## Information supplied
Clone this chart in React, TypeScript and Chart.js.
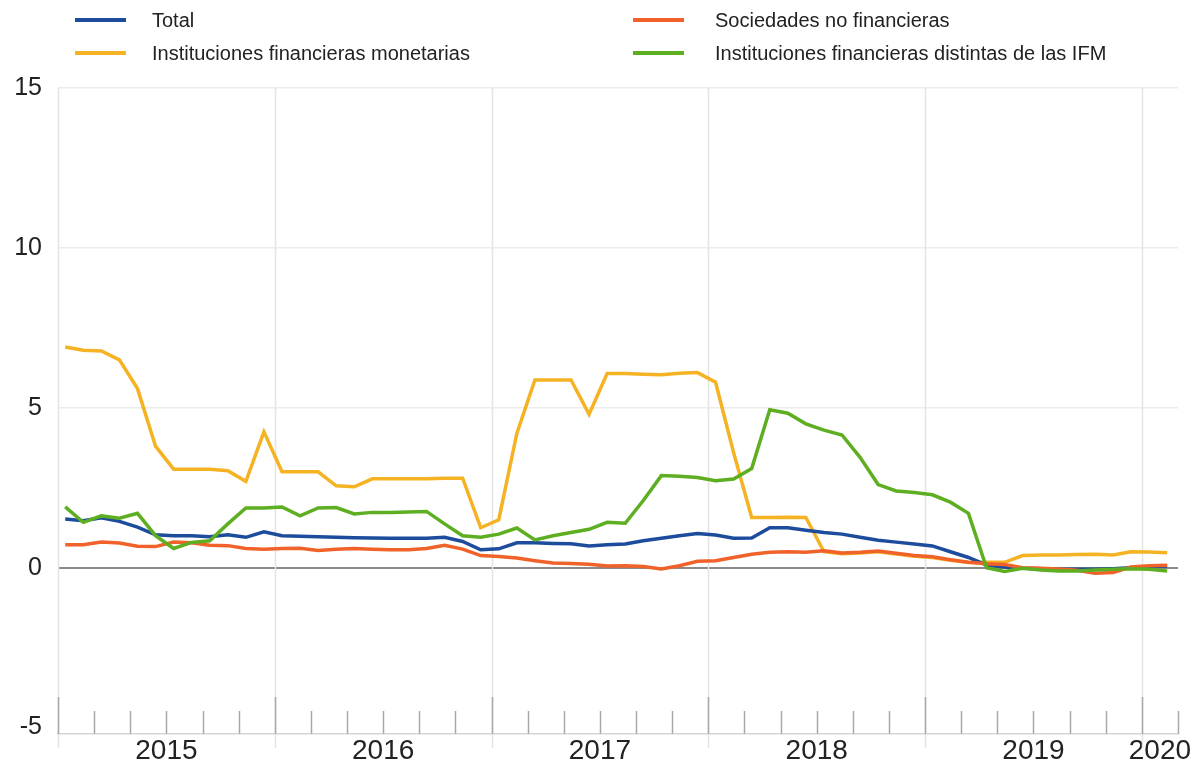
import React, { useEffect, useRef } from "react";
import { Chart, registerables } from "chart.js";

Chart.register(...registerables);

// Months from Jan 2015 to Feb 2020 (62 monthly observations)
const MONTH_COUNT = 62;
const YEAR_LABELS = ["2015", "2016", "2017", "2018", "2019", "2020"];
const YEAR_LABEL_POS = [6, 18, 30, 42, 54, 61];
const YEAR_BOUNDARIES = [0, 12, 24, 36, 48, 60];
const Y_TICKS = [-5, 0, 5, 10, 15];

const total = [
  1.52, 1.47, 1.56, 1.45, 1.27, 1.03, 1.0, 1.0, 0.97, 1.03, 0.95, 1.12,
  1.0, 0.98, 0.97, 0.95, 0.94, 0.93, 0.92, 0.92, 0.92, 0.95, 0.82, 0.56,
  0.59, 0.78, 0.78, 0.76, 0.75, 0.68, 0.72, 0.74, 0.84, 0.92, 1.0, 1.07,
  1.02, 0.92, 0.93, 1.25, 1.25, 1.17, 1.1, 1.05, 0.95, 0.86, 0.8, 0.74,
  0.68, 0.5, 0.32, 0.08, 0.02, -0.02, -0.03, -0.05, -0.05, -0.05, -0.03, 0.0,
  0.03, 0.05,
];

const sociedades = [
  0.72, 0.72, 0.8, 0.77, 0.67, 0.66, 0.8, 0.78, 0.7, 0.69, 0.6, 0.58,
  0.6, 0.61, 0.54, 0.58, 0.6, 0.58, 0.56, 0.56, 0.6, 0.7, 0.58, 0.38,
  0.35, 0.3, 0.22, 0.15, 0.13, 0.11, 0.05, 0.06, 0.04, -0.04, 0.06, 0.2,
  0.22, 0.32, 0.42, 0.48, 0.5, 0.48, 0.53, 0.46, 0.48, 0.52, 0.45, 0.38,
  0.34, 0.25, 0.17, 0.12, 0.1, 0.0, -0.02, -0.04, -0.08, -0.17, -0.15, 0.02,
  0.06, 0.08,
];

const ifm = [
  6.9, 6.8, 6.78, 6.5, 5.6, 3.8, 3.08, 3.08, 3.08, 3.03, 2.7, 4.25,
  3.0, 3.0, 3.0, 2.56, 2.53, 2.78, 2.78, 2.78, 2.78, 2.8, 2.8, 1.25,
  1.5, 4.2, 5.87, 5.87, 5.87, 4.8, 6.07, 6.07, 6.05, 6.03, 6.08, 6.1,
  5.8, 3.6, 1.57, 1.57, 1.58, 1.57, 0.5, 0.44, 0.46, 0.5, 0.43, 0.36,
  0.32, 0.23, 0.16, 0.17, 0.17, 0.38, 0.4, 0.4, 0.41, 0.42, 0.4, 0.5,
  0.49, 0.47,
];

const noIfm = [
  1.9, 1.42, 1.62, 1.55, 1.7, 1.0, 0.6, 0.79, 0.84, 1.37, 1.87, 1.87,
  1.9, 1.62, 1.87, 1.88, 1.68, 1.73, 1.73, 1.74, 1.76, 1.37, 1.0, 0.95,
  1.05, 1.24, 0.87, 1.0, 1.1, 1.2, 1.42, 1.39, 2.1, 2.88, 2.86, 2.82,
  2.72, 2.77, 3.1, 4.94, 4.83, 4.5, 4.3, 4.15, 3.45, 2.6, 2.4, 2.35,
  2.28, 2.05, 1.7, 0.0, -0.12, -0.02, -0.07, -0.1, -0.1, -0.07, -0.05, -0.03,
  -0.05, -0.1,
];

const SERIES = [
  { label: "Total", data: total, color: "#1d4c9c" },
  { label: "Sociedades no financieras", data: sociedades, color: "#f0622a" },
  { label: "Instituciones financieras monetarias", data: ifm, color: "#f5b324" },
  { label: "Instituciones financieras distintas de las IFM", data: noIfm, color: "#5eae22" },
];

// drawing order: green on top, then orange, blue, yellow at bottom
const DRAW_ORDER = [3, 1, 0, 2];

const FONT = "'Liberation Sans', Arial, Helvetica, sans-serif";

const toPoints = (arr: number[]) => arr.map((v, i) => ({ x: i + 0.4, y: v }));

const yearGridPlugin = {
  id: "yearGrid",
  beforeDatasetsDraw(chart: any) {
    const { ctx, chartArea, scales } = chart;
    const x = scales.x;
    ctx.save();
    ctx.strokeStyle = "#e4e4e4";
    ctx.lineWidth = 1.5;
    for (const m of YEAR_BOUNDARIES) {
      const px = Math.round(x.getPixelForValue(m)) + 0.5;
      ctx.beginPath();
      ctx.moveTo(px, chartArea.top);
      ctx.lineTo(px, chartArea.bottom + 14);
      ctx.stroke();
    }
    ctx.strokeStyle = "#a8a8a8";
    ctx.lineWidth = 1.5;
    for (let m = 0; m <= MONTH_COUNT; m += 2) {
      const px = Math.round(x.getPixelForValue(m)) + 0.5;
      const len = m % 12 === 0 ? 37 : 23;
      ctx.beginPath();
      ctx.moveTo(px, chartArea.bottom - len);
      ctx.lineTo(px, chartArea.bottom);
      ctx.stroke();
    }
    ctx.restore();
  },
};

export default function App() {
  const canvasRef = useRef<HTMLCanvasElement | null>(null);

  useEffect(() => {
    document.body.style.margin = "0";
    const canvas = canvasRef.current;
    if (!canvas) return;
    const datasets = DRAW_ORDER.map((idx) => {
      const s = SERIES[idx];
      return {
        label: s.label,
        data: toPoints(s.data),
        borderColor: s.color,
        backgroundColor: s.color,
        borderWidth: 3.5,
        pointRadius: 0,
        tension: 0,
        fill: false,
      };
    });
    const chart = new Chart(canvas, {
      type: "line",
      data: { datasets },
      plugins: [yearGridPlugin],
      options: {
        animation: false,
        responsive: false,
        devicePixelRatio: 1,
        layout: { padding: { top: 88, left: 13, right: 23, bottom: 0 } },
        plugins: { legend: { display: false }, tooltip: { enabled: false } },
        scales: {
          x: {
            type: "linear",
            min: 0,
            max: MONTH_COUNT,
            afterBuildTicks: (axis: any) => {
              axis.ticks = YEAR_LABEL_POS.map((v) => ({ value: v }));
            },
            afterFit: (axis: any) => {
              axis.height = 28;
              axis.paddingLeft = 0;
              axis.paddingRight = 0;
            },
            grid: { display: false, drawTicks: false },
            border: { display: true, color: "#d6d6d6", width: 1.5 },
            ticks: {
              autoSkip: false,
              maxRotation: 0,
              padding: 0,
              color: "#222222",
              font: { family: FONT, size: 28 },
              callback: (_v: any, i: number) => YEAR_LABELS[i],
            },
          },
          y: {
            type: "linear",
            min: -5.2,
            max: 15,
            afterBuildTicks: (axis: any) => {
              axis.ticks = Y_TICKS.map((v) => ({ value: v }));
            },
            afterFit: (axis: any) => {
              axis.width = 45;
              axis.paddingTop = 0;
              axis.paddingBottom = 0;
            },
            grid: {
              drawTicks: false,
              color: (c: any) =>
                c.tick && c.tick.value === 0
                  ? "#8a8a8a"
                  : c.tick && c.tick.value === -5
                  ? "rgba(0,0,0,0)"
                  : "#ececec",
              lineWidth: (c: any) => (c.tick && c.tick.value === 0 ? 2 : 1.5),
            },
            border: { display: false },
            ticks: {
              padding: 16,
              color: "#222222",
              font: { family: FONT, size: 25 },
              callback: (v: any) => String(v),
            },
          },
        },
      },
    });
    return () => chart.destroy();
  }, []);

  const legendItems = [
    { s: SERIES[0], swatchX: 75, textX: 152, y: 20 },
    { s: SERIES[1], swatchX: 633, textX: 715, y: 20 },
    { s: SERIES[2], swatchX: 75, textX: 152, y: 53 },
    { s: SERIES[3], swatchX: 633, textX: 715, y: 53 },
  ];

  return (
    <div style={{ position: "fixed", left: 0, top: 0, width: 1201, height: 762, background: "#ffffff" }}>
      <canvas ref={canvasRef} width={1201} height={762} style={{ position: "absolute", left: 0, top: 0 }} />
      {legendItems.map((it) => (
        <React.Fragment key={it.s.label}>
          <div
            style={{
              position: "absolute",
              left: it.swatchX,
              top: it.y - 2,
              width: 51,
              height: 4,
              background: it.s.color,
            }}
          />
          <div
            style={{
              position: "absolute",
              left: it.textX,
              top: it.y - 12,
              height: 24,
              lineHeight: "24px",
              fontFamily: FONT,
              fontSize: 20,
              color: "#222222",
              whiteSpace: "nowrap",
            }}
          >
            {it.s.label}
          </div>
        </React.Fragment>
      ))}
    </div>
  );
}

## Directions
Restate only the lines running from the start of the material above through the line containing "const Y_TICKS = [-5, 0, 5, 10, 15];", ends included. No pictures.

## Solution to the exercise
Clone this chart in React, TypeScript and Chart.js.
import React, { useEffect, useRef } from "react";
import { Chart, registerables } from "chart.js";

Chart.register(...registerables);

// Months from Jan 2015 to Feb 2020 (62 monthly observations)
const MONTH_COUNT = 62;
const YEAR_LABELS = ["2015", "2016", "2017", "2018", "2019", "2020"];
const YEAR_LABEL_POS = [6, 18, 30, 42, 54, 61];
const YEAR_BOUNDARIES = [0, 12, 24, 36, 48, 60];
const Y_TICKS = [-5, 0, 5, 10, 15];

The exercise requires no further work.